=== Data segment ===

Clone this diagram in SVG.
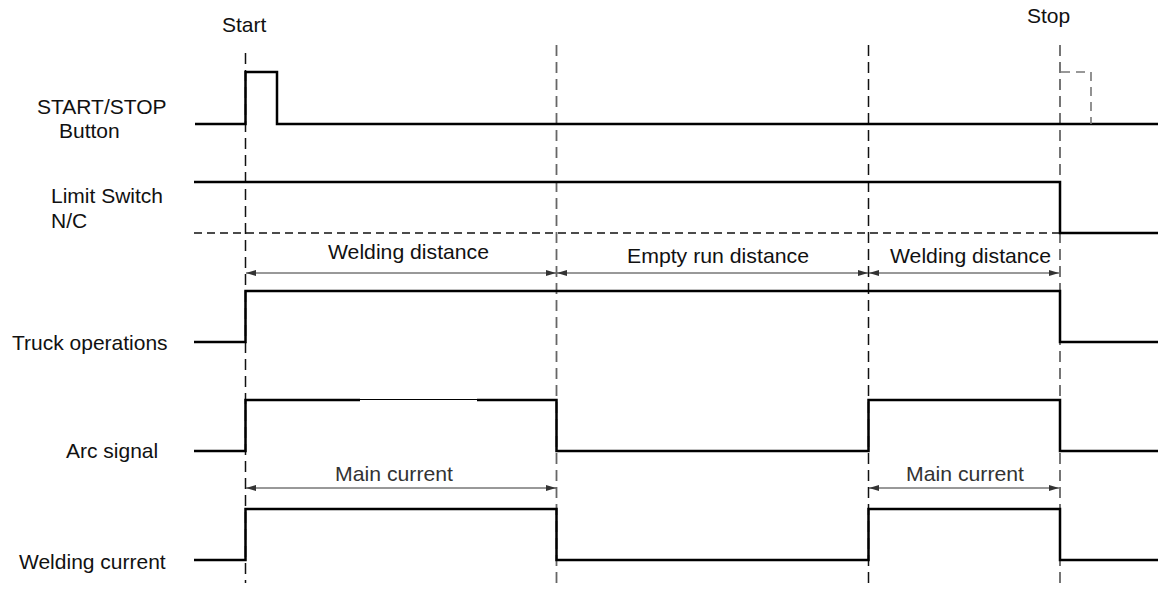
<svg xmlns="http://www.w3.org/2000/svg" width="1158" height="593" viewBox="0 0 1158 593">
<style>
  text { font-family: "Liberation Sans", Arial, sans-serif; font-size: 21px; fill: #111; }
  .sig { fill: none; stroke: #000; stroke-width: 2.5; stroke-linejoin: miter; }
  .guide { fill: none; stroke: #111; stroke-width: 1.5; stroke-dasharray: 11 6; }
  .guide-grey { fill: none; stroke: #666; stroke-width: 1.8; stroke-dasharray: 11 6; }
  .hdash { fill: none; stroke: #111; stroke-width: 1.5; stroke-dasharray: 8 5; }
  .dim { fill: none; stroke: #333; stroke-width: 1; marker-start: url(#ah); marker-end: url(#ah); }
  .lbl-grey { fill: #333; }
</style>
<defs>
  <marker id="ah" viewBox="0 0 10 6" refX="10" refY="3" markerWidth="10" markerHeight="6" markerUnits="userSpaceOnUse" orient="auto-start-reverse">
    <path d="M0,0 L10,3 L0,6 Z" fill="#333"/>
  </marker>
</defs>
<rect width="1158" height="593" fill="#fff"/>

<g id="connectors">
  <line class="guide" x1="245.5" y1="53" x2="245.5" y2="583"/>
  <line class="guide-grey" x1="556.5" y1="45" x2="556.5" y2="583"/>
  <line class="guide" x1="868.5" y1="45" x2="868.5" y2="583"/>
  <line class="guide-grey" x1="1060" y1="45" x2="1060" y2="583"/>
  <line class="hdash" x1="194" y1="233" x2="1060" y2="233"/>
  <line class="dim" x1="246" y1="273" x2="556" y2="273"/>
  <line class="dim" x1="557" y1="273" x2="868" y2="273"/>
  <line class="dim" x1="869" y1="273" x2="1059" y2="273"/>
  <line class="dim" x1="246" y1="488" x2="556" y2="488"/>
  <line class="dim" x1="869" y1="488" x2="1059" y2="488"/>
  <text x="328" y="259" textLength="161" lengthAdjust="spacingAndGlyphs">Welding distance</text>
  <text x="627" y="263" textLength="182" lengthAdjust="spacingAndGlyphs">Empty run distance</text>
  <text x="890" y="263" textLength="161" lengthAdjust="spacingAndGlyphs">Welding distance</text>
  <text class="lbl-grey" x="335" y="481" textLength="118" lengthAdjust="spacingAndGlyphs">Main current</text>
  <text class="lbl-grey" x="906" y="481" textLength="118" lengthAdjust="spacingAndGlyphs">Main current</text>
  <text x="222" y="32">Start</text>
  <text x="1027" y="23">Stop</text>
</g>

<g id="start-stop-button">
  <text x="37" y="114">START/STOP</text>
  <text x="59" y="138">Button</text>
  <path class="sig" d="M195,124 H245.5 V72 H277 V124 H1158"/>
  <path d="M1061,72 H1091 V124" fill="none" stroke="#777" stroke-width="1.6" stroke-dasharray="9 6"/>
</g>

<g id="limit-switch">
  <text x="51" y="203">Limit Switch</text>
  <text x="51" y="228">N/C</text>
  <path class="sig" d="M194,182 H1060 V233 H1158"/>
</g>

<g id="truck-operations">
  <text x="12" y="350">Truck operations</text>
  <path class="sig" d="M194,342 H245.5 V291 H1060 V342 H1158"/>
</g>

<g id="arc-signal">
  <text x="66" y="458">Arc signal</text>
  <path class="sig" d="M194,451 H245.5 V400 H360"/>
  <line x1="360" y1="399.5" x2="477" y2="399.5" stroke="#000" stroke-width="1.2"/>
  <path class="sig" d="M477,400 H556.5 V451 H868.5 V400 H1060 V451 H1158"/>
</g>

<g id="welding-current">
  <text x="19" y="569">Welding current</text>
  <path class="sig" d="M194,560 H245.5 V509 H556.5 V560 H868.5 V509 H1060 V560 H1158"/>
</g>
</svg>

===

[Request]
Reproduce each line exactly as it appears, omitting the pictures.

[The result]
Clone this diagram in SVG.
<svg xmlns="http://www.w3.org/2000/svg" width="1158" height="593" viewBox="0 0 1158 593">
<style>
  text { font-family: "Liberation Sans", Arial, sans-serif; font-size: 21px; fill: #111; }
  .sig { fill: none; stroke: #000; stroke-width: 2.5; stroke-linejoin: miter; }
  .guide { fill: none; stroke: #111; stroke-width: 1.5; stroke-dasharray: 11 6; }
  .guide-grey { fill: none; stroke: #666; stroke-width: 1.8; stroke-dasharray: 11 6; }
  .hdash { fill: none; stroke: #111; stroke-width: 1.5; stroke-dasharray: 8 5; }
  .dim { fill: none; stroke: #333; stroke-width: 1; marker-start: url(#ah); marker-end: url(#ah); }
  .lbl-grey { fill: #333; }
</style>
<defs>
  <marker id="ah" viewBox="0 0 10 6" refX="10" refY="3" markerWidth="10" markerHeight="6" markerUnits="userSpaceOnUse" orient="auto-start-reverse">
    <path d="M0,0 L10,3 L0,6 Z" fill="#333"/>
  </marker>
</defs>
<rect width="1158" height="593" fill="#fff"/>

<g id="connectors">
  <line class="guide" x1="245.5" y1="53" x2="245.5" y2="583"/>
  <line class="guide-grey" x1="556.5" y1="45" x2="556.5" y2="583"/>
  <line class="guide" x1="868.5" y1="45" x2="868.5" y2="583"/>
  <line class="guide-grey" x1="1060" y1="45" x2="1060" y2="583"/>
  <line class="hdash" x1="194" y1="233" x2="1060" y2="233"/>
  <line class="dim" x1="246" y1="273" x2="556" y2="273"/>
  <line class="dim" x1="557" y1="273" x2="868" y2="273"/>
  <line class="dim" x1="869" y1="273" x2="1059" y2="273"/>
  <line class="dim" x1="246" y1="488" x2="556" y2="488"/>
  <line class="dim" x1="869" y1="488" x2="1059" y2="488"/>
  <text x="328" y="259" textLength="161" lengthAdjust="spacingAndGlyphs">Welding distance</text>
  <text x="627" y="263" textLength="182" lengthAdjust="spacingAndGlyphs">Empty run distance</text>
  <text x="890" y="263" textLength="161" lengthAdjust="spacingAndGlyphs">Welding distance</text>
  <text class="lbl-grey" x="335" y="481" textLength="118" lengthAdjust="spacingAndGlyphs">Main current</text>
  <text class="lbl-grey" x="906" y="481" textLength="118" lengthAdjust="spacingAndGlyphs">Main current</text>
  <text x="222" y="32">Start</text>
  <text x="1027" y="23">Stop</text>
</g>

<g id="start-stop-button">
  <text x="37" y="114">START/STOP</text>
  <text x="59" y="138">Button</text>
  <path class="sig" d="M195,124 H245.5 V72 H277 V124 H1158"/>
  <path d="M1061,72 H1091 V124" fill="none" stroke="#777" stroke-width="1.6" stroke-dasharray="9 6"/>
</g>

<g id="limit-switch">
  <text x="51" y="203">Limit Switch</text>
  <text x="51" y="228">N/C</text>
  <path class="sig" d="M194,182 H1060 V233 H1158"/>
</g>

<g id="truck-operations">
  <text x="12" y="350">Truck operations</text>
  <path class="sig" d="M194,342 H245.5 V291 H1060 V342 H1158"/>
</g>

<g id="arc-signal">
  <text x="66" y="458">Arc signal</text>
  <path class="sig" d="M194,451 H245.5 V400 H360"/>
  <line x1="360" y1="399.5" x2="477" y2="399.5" stroke="#000" stroke-width="1.2"/>
  <path class="sig" d="M477,400 H556.5 V451 H868.5 V400 H1060 V451 H1158"/>
</g>

<g id="welding-current">
  <text x="19" y="569">Welding current</text>
  <path class="sig" d="M194,560 H245.5 V509 H556.5 V560 H868.5 V509 H1060 V560 H1158"/>
</g>
</svg>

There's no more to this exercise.